(originally aired March 14, 2017)
The University of South Florida is 61 years old – and believe it or not, that’s pretty young compared to many of the premier research universities that USF wants to be in the company of.
Universities also like to get successful alumni to share their stories with faculty and students, and USF’s age makes that a bit of challenge.
So, USF Senior Vice President for Research and Innovation Paul Sanberg reasoned, why not create an institute that taps into the pool of talent whose careers have recently ended?
"This was a way to kind of kick start it," Sanberg said. "Hey, we’re in Florida, there’s a lot of great people out there that are retiring in Florida, why aren’t we taking advantage of that?"
As a result, USF created the Institute for Advanced Discovery and Innovation.
In a short period of time, it’s brought in about twenty homegrown and retired experts from across science, engineering, education, business and health. Their mission? Teach the USF community what it means to be innovative.
"So we started this Institute really to create a focal point for our students, our faculty, to meet with these folks, work with them, learn from them, and share their experiences and ideas with them so that they can really help motivate and take us to that next level," Sanberg said.
One place the institute members interact with students is in a class that was launched last year.
“Get Innovative: The Habits of Mind that Foster Creativity” puts the experts in front of USF Honors College students, where they share their own stories about their creative process, and the psychology of creative thinking.
Among the institute faculty who’ve stopped by the class this semester are Richard Berman, who was the interim dean of the Patel College of Global Sustainability at the time of his visit; American Hydro Corporation founder Selim Chacour; and Donald Keck.
Keck’s name may not be familiar, but you probably know what the former researcher and executive for Corning Incorporated helped perfect – optical fiber good enough to use in telecommunications. That creation basically enabled the internet to come into being.
Keck says it took him and his colleagues a dozen years to get their innovation to market. Now he wants to share those difficulties with students so their creative paths aren’t as challenging.
"So we try and pass those on to the students so that they can maybe short-circuit, get to the end result quicker on some of their ideas if they’ve seen some of the things where we’ve succeeded and yes, where we’ve failed as we tried to get things into place," Keck said.
Sophomore computer science major Abdul Munim Zahid likes that the class allows these experts to show that they’re very much human.
"We can all go to YouTube and watch a bunch of videos about innovators, but to get the personal feeling that we get in these classes, it helps you realize that these people are also very normal people just like us, they were once students, they all went through the same journey as us, and now they have accomplished so much, it makes you believe even more," Zahid said.
In addition to the class presentations, the students conduct out-of-class, one-on-one interviews with the institute faculty.

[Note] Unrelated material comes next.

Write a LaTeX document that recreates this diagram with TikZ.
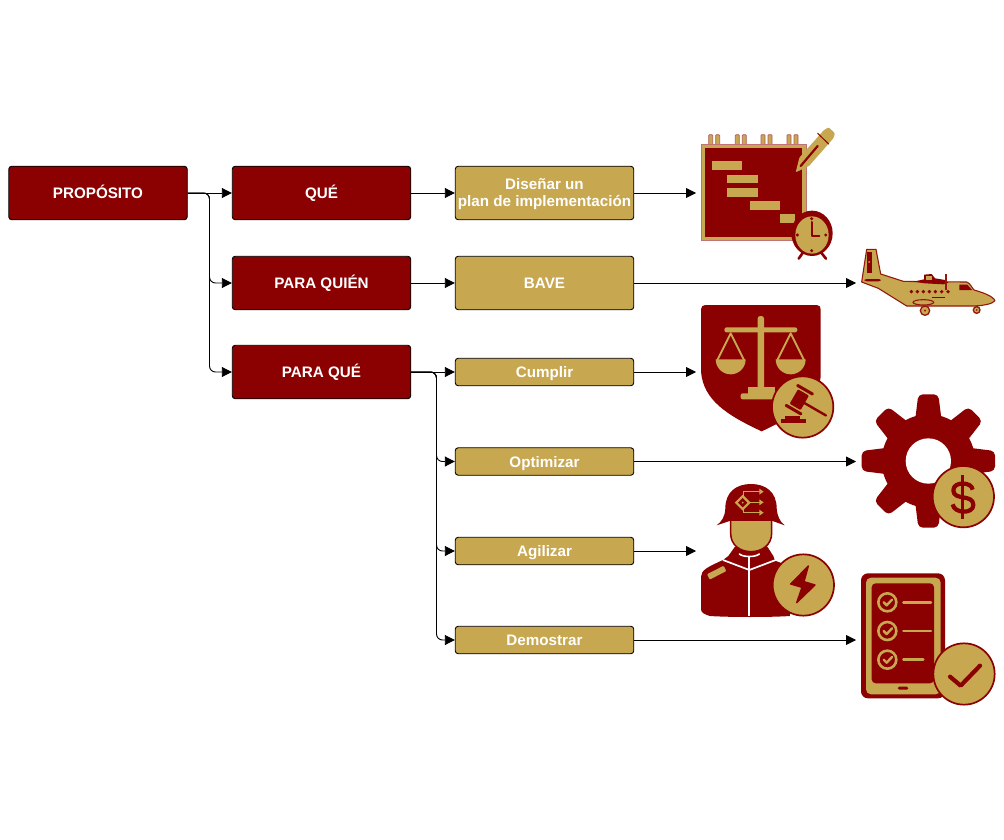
\documentclass[tikz,border=0pt]{standalone}
\usepackage{fontspec}
\setmainfont{Liberation Sans}
\usetikzlibrary{arrows.meta,calc}
\definecolor{wine}{HTML}{8B0000}
\definecolor{sand}{HTML}{C7A750}
\tikzset{
  x=1pt,y=-1pt,
  boxbase/.style={draw=black,line width=0.9pt,rounded corners=3pt,minimum width=178.5pt,inner sep=0pt,align=center,text=white,font=\bfseries\fontsize{15.2}{17}\selectfont},
  oneline/.style={text height=11pt,text depth=0pt},
  redbox/.style={boxbase,oneline,fill=wine,minimum height=53.5pt},
  goldtwo/.style={boxbase,fill=sand,minimum height=53.5pt},
  goldtall/.style={boxbase,oneline,fill=sand,minimum height=53.5pt},
  goldlow/.style={boxbase,oneline,fill=sand,minimum height=27.5pt},
  link/.style={draw=black,line width=0.9pt,-{Triangle[length=10pt,width=10pt]}},
  elbow/.style={link,rounded corners=6pt},
  icon/.style={x=0.33333pt,y=-0.33333pt},
  coin/.style={fill=sand,draw=wine,line width=1.7pt},
  goldline/.style={draw=sand,line cap=round,line join=round},
  redline/.style={draw=wine,line cap=round,line join=round},
}
\begin{document}
\begin{tikzpicture}
\useasboundingbox (0,0) rectangle (1004,840);
\fill[white] (0,0) rectangle (1004,840);

% --- Icons ---
% Gantt notebook with pencil and clock
\begin{scope}[shift={(690pt,-120pt)},icon]
  \foreach \q in {56,136,213,291}{
    \fill[sand,draw=wine!65!white,line width=0.7pt,rounded corners=0.8pt] (\q,44) rectangle +(12,32);
    \fill[sand,draw=wine!65!white,line width=0.7pt,rounded corners=0.8pt] (\q+21,44) rectangle +(12,32);
  }
  \fill[sand,draw=wine!55!white,line width=0.6pt] (33,72) rectangle (348,360);
  \fill[wine] (45,83) rectangle (337,350);
  \fill[sand] (67,124) rectangle (157,150);
  \fill[sand] (112,164) rectangle (203,190);
  \fill[sand] (112,203) rectangle (203,230);
  \fill[sand] (180,243) rectangle (270,269);
  \fill[sand] (270,282) rectangle (316,308);
  % pencil
  \fill[sand,rounded corners=1pt] (317,157) -- (328,113) -- (402,30) -- (416,22) -- (435,40) -- (430,55) -- (357,138) -- cycle;
  \draw[redline,line width=2.2pt] (332,138) -- (383,78);
  \draw[redline,line width=1pt] (383,40) -- (416,72);
  % clock
  \draw[wine,line width=2.6pt,line cap=round] (326,416) -- (340,396);
  \draw[wine,line width=2.6pt,line cap=round] (408,416) -- (392,396);
  \fill[wine] (366,340) ellipse [x radius=62,y radius=68];
  \fill[sand] (366,345) ellipse [x radius=50,y radius=56];
  \draw[redline,line width=2pt] (365,306) -- (365,347) -- (388,347);
  \fill[wine] (365,296) circle (5) (365,392) circle (5) (322,345) circle (5) (407,345) circle (5);
\end{scope}

% Aircraft
\begin{scope}[shift={(850pt,-240pt)},icon]
  \fill[sand,draw=wine!85!sand,line width=1.1pt,line join=round]
    (50,28) -- (78,28) -- (92,102) -- (160,124) -- (215,125) -- (350,126)
    .. controls (362,130) and (366,145) .. (372,150)
    .. controls (400,158) and (428,168) .. (435,182)
    .. controls (428,192) and (400,196) .. (380,198) -- (170,198) -- (85,145) -- (35,126) -- cycle;
  \fill[wine] (52,35) rectangle (65,100);
  \fill[sand] (57,66) circle (3);
  \fill[wine,rounded corners=2pt] (44,117) rectangle (92,124);
  \fill[wine] (328,134) -- (352,134) -- (366,150) -- (328,150) -- cycle;
  \foreach \q in {184,202,220,238,256,275,294}{\fill[wine] (\q,155) circle (5.5);}
  \draw[wine,line width=0.3pt] (245,170) -- (285,170);
  % engine and propeller
  \fill[wine] (190,125) -- (222,118) -- (222,104) -- (245,102) -- (255,115) -- (285,120) -- (295,128) -- (280,133) -- (225,130) -- cycle;
  \fill[sand] (228,109) rectangle (245,119);
  \draw[wine!85!sand,line width=1.1pt] (288,102) -- (288,150);
  % sponson and wheels
  \fill[sand,draw=wine!85!sand,line width=1.1pt] (220,187) ellipse [x radius=31,y radius=8];
  \fill[sand,draw=wine!85!sand,line width=1.3pt] (225,212) circle (14);
  \fill[wine] (225,212) circle (3);
  \draw[wine!85!sand,line width=1.3pt] (382,196) -- (382,202);
  \fill[sand,draw=wine!85!sand,line width=1.3pt] (380,210) circle (10);
  \fill[wine] (380,210) circle (2.5);
\end{scope}

% Shield with scales and gavel
\begin{scope}[shift={(690pt,-300pt)},icon]
  \fill[wine] (46,15) -- (380,15) .. controls (388,15) and (392,20) .. (392,28) -- (392,230)
    .. controls (385,300) and (320,345) .. (215,394)
    .. controls (110,345) and (40,300) .. (33,215) -- (33,28) .. controls (33,20) and (38,15) .. (46,15) -- cycle;
  \fill[sand,rounded corners=2.5pt] (203,48) rectangle (222,268);
  \fill[sand,rounded corners=2.3pt] (103,82) rectangle (322,97);
  \fill[sand] (175,262) rectangle (255,282);
  \fill[sand,rounded corners=2pt] (152,280) rectangle (260,298);
  \draw[goldline,line width=1.9pt] (82,180) -- (122,100) -- (162,180);
  \draw[goldline,line width=1.9pt] (262,180) -- (302,100) -- (342,180);
  \fill[sand] (77,178) arc [start angle=180,end angle=0,radius=45] -- cycle;
  \fill[sand] (257,178) arc [start angle=180,end angle=0,radius=45] -- cycle;
  \draw[coin] (338,321) circle (92);
  \begin{scope}[shift={(332*0.33333pt,-298*0.33333pt)},rotate=-30]
    \fill[wine,rounded corners=1pt] (-22,-22) rectangle (16,28);
    \fill[wine,rounded corners=1pt] (-32,-36) rectangle (26,-27);
    \fill[wine,rounded corners=1pt] (-32,33) rectangle (26,42);
    \draw[redline,line width=2.4pt] (16,4) -- (90,4);
  \end{scope}
  \fill[wine] (285,347) rectangle (330,358);
  \fill[wine] (272,358) rectangle (348,369);
\end{scope}

% Gear with dollar coin
\begin{scope}[shift={(850pt,-385pt)},icon]
  \foreach \a in {0,45,...,315}{
    \begin{scope}[shift={(235*0.33333pt,-228*0.33333pt)},rotate=\a]
      \fill[wine,rounded corners=4.5pt] (-40,-120) -- (-30,-200) -- (30,-200) -- (40,-120) -- cycle;
    \end{scope}
  }
  \fill[wine] (235,228) circle (140);
  \fill[white] (235,228) circle (68);
  \draw[coin] (340,335) circle (92);
  \draw[wine,line width=4.2pt,line join=round]
    (368,314) .. controls (366,290) and (310,288) .. (310,316)
    .. controls (310,348) and (370,326) .. (370,360)
    .. controls (370,388) and (312,386) .. (308,358);
  \draw[wine,line width=3.6pt] (338,270) -- (338,402);
\end{scope}

% Soldier with bolt coin
\begin{scope}[shift={(690pt,-480pt)},icon]
  \fill[wine] (33,290) .. controls (33,270) and (55,260) .. (99,240) -- (115,228) -- (135,200)
    -- (232,200) -- (250,228) -- (255,242) -- (290,255) -- (300,408)
    .. controls (240,412) and (120,412) .. (60,408)
    .. controls (45,404) and (33,398) .. (33,388) -- cycle;
  \fill[wine] (80,136) .. controls (95,125) and (105,110) .. (106,85)
    .. controls (106,35) and (140,12) .. (183,12)
    .. controls (226,12) and (260,35) .. (260,85)
    .. controls (262,110) and (270,125) .. (284,136) -- (245,122) -- (122,122) -- cycle;
  \fill[sand,draw=wine,line width=1.5pt] (122,120) -- (245,120) -- (245,160) .. controls (245,195) and (215,215) .. (183,215)
    .. controls (150,215) and (122,195) .. (122,160) -- cycle;
  \draw[white,line width=1.7pt] (178,408) -- (178,232);
  \draw[white,line width=1.7pt,line join=round] (99,240) -- (178,270) -- (257,240);
  \draw[white,line width=1.6pt,line cap=round] (148,222) .. controls (160,232) and (196,232) .. (208,222);
  \fill[sand,rotate around={27:(80,278)},rounded corners=1pt] (52,269) rectangle (108,287);
  \fill[sand] (158,44) -- (182,68) -- (158,92) -- (134,68) -- cycle;
  \fill[wine] (158,54) -- (172,68) -- (158,82) -- (144,68) -- cycle;
  \fill[sand] (158,68) circle (3);
  \draw[sand,line width=1.5pt] (160,48) -- (160,35) -- (210,35);
  \draw[sand,line width=1.5pt] (180,67) -- (210,67);
  \draw[sand,line width=1.5pt] (160,88) -- (160,98) -- (210,98);
  \fill[sand] (221,35) -- (208,26) -- (208,44) -- cycle;
  \fill[sand] (221,67) -- (208,58) -- (208,76) -- cycle;
  \fill[sand] (221,98) -- (208,89) -- (208,107) -- cycle;
  \draw[coin] (340,315) circle (92);
  \fill[wine,draw=wine,line width=1.4pt,line join=round] (355,258) -- (302,312) -- (336,322) -- (320,368) -- (375,315) -- (342,305) -- cycle;
\end{scope}

% Tablet with check coin
\begin{scope}[shift={(850pt,-565pt)},icon]
  \fill[wine,rounded corners=7pt] (33,25) rectangle (285,400);
  \fill[sand,rounded corners=5pt] (48,38) rectangle (272,388);
  \fill[wine,rounded corners=4pt] (65,55) rectangle (252,355);
  \fill[wine,rounded corners=1.5pt] (143,365) rectangle (175,374);
  \foreach \q in {112,198,284}{
    \draw[sand,line width=2.6pt] (112,\q) circle (27);
    \draw[goldline,line width=2.4pt] (101,\q) -- (110,\q+9) -- (126,\q-8);
    \draw[goldline,line width=2.4pt] (160,\q) -- ({\q==284 ? 220 : 243},\q);
  }
  \draw[coin] (342,327) circle (92);
  \draw[redline,line width=4.2pt] (300,335) -- (332,362) -- (390,302);
\end{scope}

% --- Boxes ---
\node[redbox]  (prop)   at (98,193)   {PROPÓSITO};
\node[redbox]  (que)    at (321.5,193) {QUÉ};
\node[redbox]  (quien)  at (321.5,283) {PARA QUIÉN};
\node[redbox]  (paraq)  at (321.5,372) {PARA QUÉ};
\node[goldtwo] (disena) at (544.5,193) {\rule{0pt}{14pt}Diseñar un\\plan de implementación};
\node[goldtall](bave)   at (544.5,283) {BAVE};
\node[goldlow] (cumplir) at (544.5,372) {Cumplir};
\node[goldlow] (optim)  at (544.5,461.5) {Optimizar};
\node[goldlow] (agil)   at (544.5,551) {Agilizar};
\node[goldlow] (demo)   at (544.5,640) {Demostrar};

% --- Connector ends ---
\coordinate (busA) at (209.5,193);
\coordinate (busB) at (436.5,372);
\coordinate (iconGantt) at (696,193);
\coordinate (iconPlane) at (856,283);
\coordinate (iconLaw) at (696,372);
\coordinate (iconGear) at (856,461.5);
\coordinate (iconSold) at (696,551);
\coordinate (iconTab) at (856,640);

% --- Connectors ---
\draw[link] (prop) -- (que);
\draw[elbow] (prop.east) -- (busA) |- (quien.west);
\draw[elbow] (prop.east) -- (busA) |- (paraq.west);
\draw[link] (que) -- (disena);
\draw[link] (quien) -- (bave);
\draw[link] (paraq) -- (cumplir);
\draw[elbow] (paraq.east) -- (busB) |- (optim.west);
\draw[elbow] (paraq.east) -- (busB) |- (agil.west);
\draw[elbow] (paraq.east) -- (busB) |- (demo.west);
\draw[link] (disena) -- (iconGantt);
\draw[link] (bave) -- (iconPlane);
\draw[link] (cumplir) -- (iconLaw);
\draw[link] (optim) -- (iconGear);
\draw[link] (agil) -- (iconSold);
\draw[link] (demo) -- (iconTab);
\end{tikzpicture}
\end{document}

"I think it is an amazing opportunity, I definitely would not trade it for anything else," chemical engineering junior Rebecca Haskins said. "Because where else would you go to, every single week, meet with people that are so profound and have accomplished so much in their lives?"
Like many courses in the USF Honors College, students come from a variety of majors.
"When you go into a certain major, a lot of the times you’ll have a way of looking at issues that other majors may not have," Michael Gile, an environmental science and policy senior said. "So then when majors interact with each other, they share those perspectives."
But what makes the “Get Innovative” course unique is that a trio of professors from a variety of disciplines teach it.
Dr. Kimberly Macuare is an English instructor as well as the Institute’s manager. Dr. Michael Cross, who has a background in both business and physics, is interim director for USF’s Office for Undergraduate Research. And Dr. Sarah Kiefer is the program coordinator for educational psychology.
"It just brings a sense of richness to the class, right?" Kiefer said. "It’s just really challenging for one instructor to tackle all those perspectives, but then we’re also able to model best practices as well."
Macuare adds that both the institute and the class have the same message in mind – innovation comes when a problem needs a solution – no matter who it’s coming from.
"That’s something that we can teach across the disciplines and that’s something that the students realize, that it doesn’t matter if I’m an engineer, it doesn’t matter if I’m in English, that if we can come at the problem, focus on it, find different solutions, then we’re going to get innovative answers," she said.
There are plans for expansion, including sections for students across the university as well as discipline-specific and graduate level versions of the course.